▶ **Task prompt**: Quote every line of the data below as it stands, omitting pictures.

<<<<

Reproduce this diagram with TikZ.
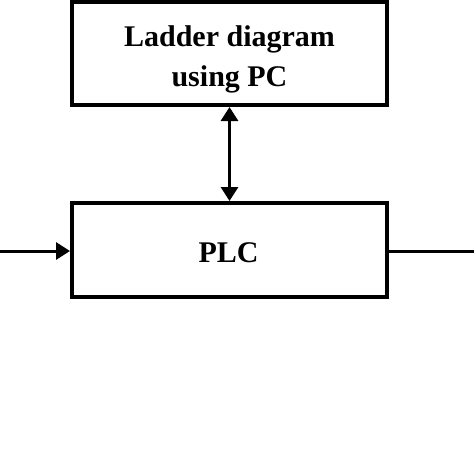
\documentclass[tikz,border=0pt]{standalone}
\usepackage{fontspec}
\setmainfont{Liberation Serif}
\usetikzlibrary{arrows.meta}
\begin{document}
\begin{tikzpicture}[x=1pt,y=1pt,
  blockbox/.style={draw=black, line width=4pt, rectangle, minimum width=315pt, inner sep=0pt},
  blocktext/.style={align=center, font=\bfseries\fontsize{30}{40}\selectfont, inner sep=0pt},
  conn/.style={line width=3pt, draw=black},
  tipx/.tip={Triangle[length=14pt,width=17pt]}
]
\useasboundingbox (0,0) rectangle (474,-474);
\node[blockbox, minimum height=103pt] (pc) at (229.5,-53.5) {};
\node[blocktext, anchor=base] (pctext) at (229.5,-86) {Ladder diagram\\using PC};
\node[blockbox, minimum height=94pt] (plc) at (229.5,-250) {};
\node[blocktext, anchor=base] (plctext) at (228.5,-262) {PLC};
\coordinate (inL) at (0,-251);
\coordinate (outR) at (474,-251);
\draw[conn, tipx-tipx] (pc.south) -- (plc.north);
\draw[conn, -tipx] (inL) -- (inL -| plc.west);
\draw[conn] (outR -| plc.east) -- (outR);
\end{tikzpicture}
\end{document}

>>>>

▶ **The solution**:
Reproduce this diagram with TikZ.
\documentclass[tikz,border=0pt]{standalone}
\usepackage{fontspec}
\setmainfont{Liberation Serif}
\usetikzlibrary{arrows.meta}
\begin{document}
\begin{tikzpicture}[x=1pt,y=1pt,
  blockbox/.style={draw=black, line width=4pt, rectangle, minimum width=315pt, inner sep=0pt},
  blocktext/.style={align=center, font=\bfseries\fontsize{30}{40}\selectfont, inner sep=0pt},
  conn/.style={line width=3pt, draw=black},
  tipx/.tip={Triangle[length=14pt,width=17pt]}
]
\useasboundingbox (0,0) rectangle (474,-474);
\node[blockbox, minimum height=103pt] (pc) at (229.5,-53.5) {};
\node[blocktext, anchor=base] (pctext) at (229.5,-86) {Ladder diagram\\using PC};
\node[blockbox, minimum height=94pt] (plc) at (229.5,-250) {};
\node[blocktext, anchor=base] (plctext) at (228.5,-262) {PLC};
\coordinate (inL) at (0,-251);
\coordinate (outR) at (474,-251);
\draw[conn, tipx-tipx] (pc.south) -- (plc.north);
\draw[conn, -tipx] (inL) -- (inL -| plc.west);
\draw[conn] (outR -| plc.east) -- (outR);
\end{tikzpicture}
\end{document}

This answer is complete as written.